• WHAT IS BEING ASKED
Return the listing below verbatim. Pictures do not belong in the copy.

• DATA EXTRACT
□ □ □ □ □ □ □
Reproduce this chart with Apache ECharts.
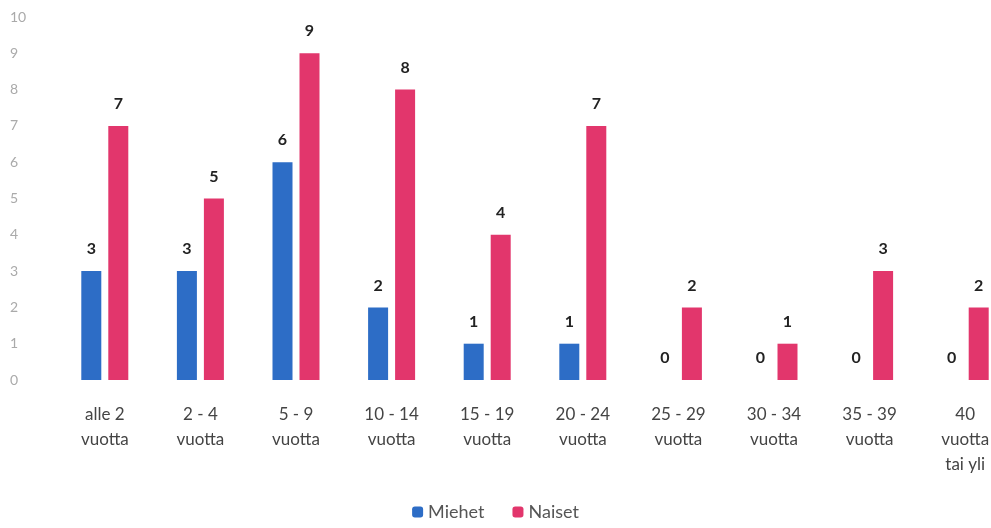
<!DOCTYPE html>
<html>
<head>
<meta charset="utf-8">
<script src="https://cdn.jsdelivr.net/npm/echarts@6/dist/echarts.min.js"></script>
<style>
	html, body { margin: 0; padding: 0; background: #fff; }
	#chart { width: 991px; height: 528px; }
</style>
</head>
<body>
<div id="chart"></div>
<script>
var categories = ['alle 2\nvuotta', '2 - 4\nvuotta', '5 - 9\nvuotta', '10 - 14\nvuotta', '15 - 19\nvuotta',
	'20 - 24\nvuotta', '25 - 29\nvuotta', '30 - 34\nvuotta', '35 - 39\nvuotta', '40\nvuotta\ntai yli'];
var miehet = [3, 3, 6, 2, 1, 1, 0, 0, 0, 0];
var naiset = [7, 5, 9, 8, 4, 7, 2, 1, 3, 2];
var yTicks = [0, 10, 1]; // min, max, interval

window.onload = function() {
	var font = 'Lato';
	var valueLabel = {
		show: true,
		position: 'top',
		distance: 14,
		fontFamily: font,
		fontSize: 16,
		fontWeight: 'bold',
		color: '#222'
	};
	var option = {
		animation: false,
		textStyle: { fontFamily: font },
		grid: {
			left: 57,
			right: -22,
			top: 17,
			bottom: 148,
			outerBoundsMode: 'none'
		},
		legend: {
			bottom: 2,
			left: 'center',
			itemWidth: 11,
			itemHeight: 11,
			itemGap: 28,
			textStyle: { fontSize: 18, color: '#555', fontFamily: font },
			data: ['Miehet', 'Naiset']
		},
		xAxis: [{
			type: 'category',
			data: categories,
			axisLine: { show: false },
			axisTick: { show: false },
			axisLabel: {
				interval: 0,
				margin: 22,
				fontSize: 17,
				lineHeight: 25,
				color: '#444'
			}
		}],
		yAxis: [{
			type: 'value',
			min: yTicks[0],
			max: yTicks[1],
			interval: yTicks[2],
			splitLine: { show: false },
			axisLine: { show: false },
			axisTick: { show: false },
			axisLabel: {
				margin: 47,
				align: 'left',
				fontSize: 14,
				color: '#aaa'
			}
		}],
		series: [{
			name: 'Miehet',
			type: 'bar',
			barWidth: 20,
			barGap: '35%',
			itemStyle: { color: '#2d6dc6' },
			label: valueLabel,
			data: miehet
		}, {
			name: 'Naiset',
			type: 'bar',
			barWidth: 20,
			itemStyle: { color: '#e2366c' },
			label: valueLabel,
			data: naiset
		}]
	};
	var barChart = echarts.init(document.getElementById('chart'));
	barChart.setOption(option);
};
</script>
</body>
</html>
□ □ □ □ □ □ □
• TASK SOLUTION
Reproduce this chart with Apache ECharts.
<!DOCTYPE html>
<html>
<head>
<meta charset="utf-8">
<script src="https://cdn.jsdelivr.net/npm/echarts@6/dist/echarts.min.js"></script>
<style>
	html, body { margin: 0; padding: 0; background: #fff; }
	#chart { width: 991px; height: 528px; }
</style>
</head>
<body>
<div id="chart"></div>
<script>
var categories = ['alle 2\nvuotta', '2 - 4\nvuotta', '5 - 9\nvuotta', '10 - 14\nvuotta', '15 - 19\nvuotta',
	'20 - 24\nvuotta', '25 - 29\nvuotta', '30 - 34\nvuotta', '35 - 39\nvuotta', '40\nvuotta\ntai yli'];
var miehet = [3, 3, 6, 2, 1, 1, 0, 0, 0, 0];
var naiset = [7, 5, 9, 8, 4, 7, 2, 1, 3, 2];
var yTicks = [0, 10, 1]; // min, max, interval

window.onload = function() {
	var font = 'Lato';
	var valueLabel = {
		show: true,
		position: 'top',
		distance: 14,
		fontFamily: font,
		fontSize: 16,
		fontWeight: 'bold',
		color: '#222'
	};
	var option = {
		animation: false,
		textStyle: { fontFamily: font },
		grid: {
			left: 57,
			right: -22,
			top: 17,
			bottom: 148,
			outerBoundsMode: 'none'
		},
		legend: {
			bottom: 2,
			left: 'center',
			itemWidth: 11,
			itemHeight: 11,
			itemGap: 28,
			textStyle: { fontSize: 18, color: '#555', fontFamily: font },
			data: ['Miehet', 'Naiset']
		},
		xAxis: [{
			type: 'category',
			data: categories,
			axisLine: { show: false },
			axisTick: { show: false },
			axisLabel: {
				interval: 0,
				margin: 22,
				fontSize: 17,
				lineHeight: 25,
				color: '#444'
			}
		}],
		yAxis: [{
			type: 'value',
			min: yTicks[0],
			max: yTicks[1],
			interval: yTicks[2],
			splitLine: { show: false },
			axisLine: { show: false },
			axisTick: { show: false },
			axisLabel: {
				margin: 47,
				align: 'left',
				fontSize: 14,
				color: '#aaa'
			}
		}],
		series: [{
			name: 'Miehet',
			type: 'bar',
			barWidth: 20,
			barGap: '35%',
			itemStyle: { color: '#2d6dc6' },
			label: valueLabel,
			data: miehet
		}, {
			name: 'Naiset',
			type: 'bar',
			barWidth: 20,
			itemStyle: { color: '#e2366c' },
			label: valueLabel,
			data: naiset
		}]
	};
	var barChart = echarts.init(document.getElementById('chart'));
	barChart.setOption(option);
};
</script>
</body>
</html>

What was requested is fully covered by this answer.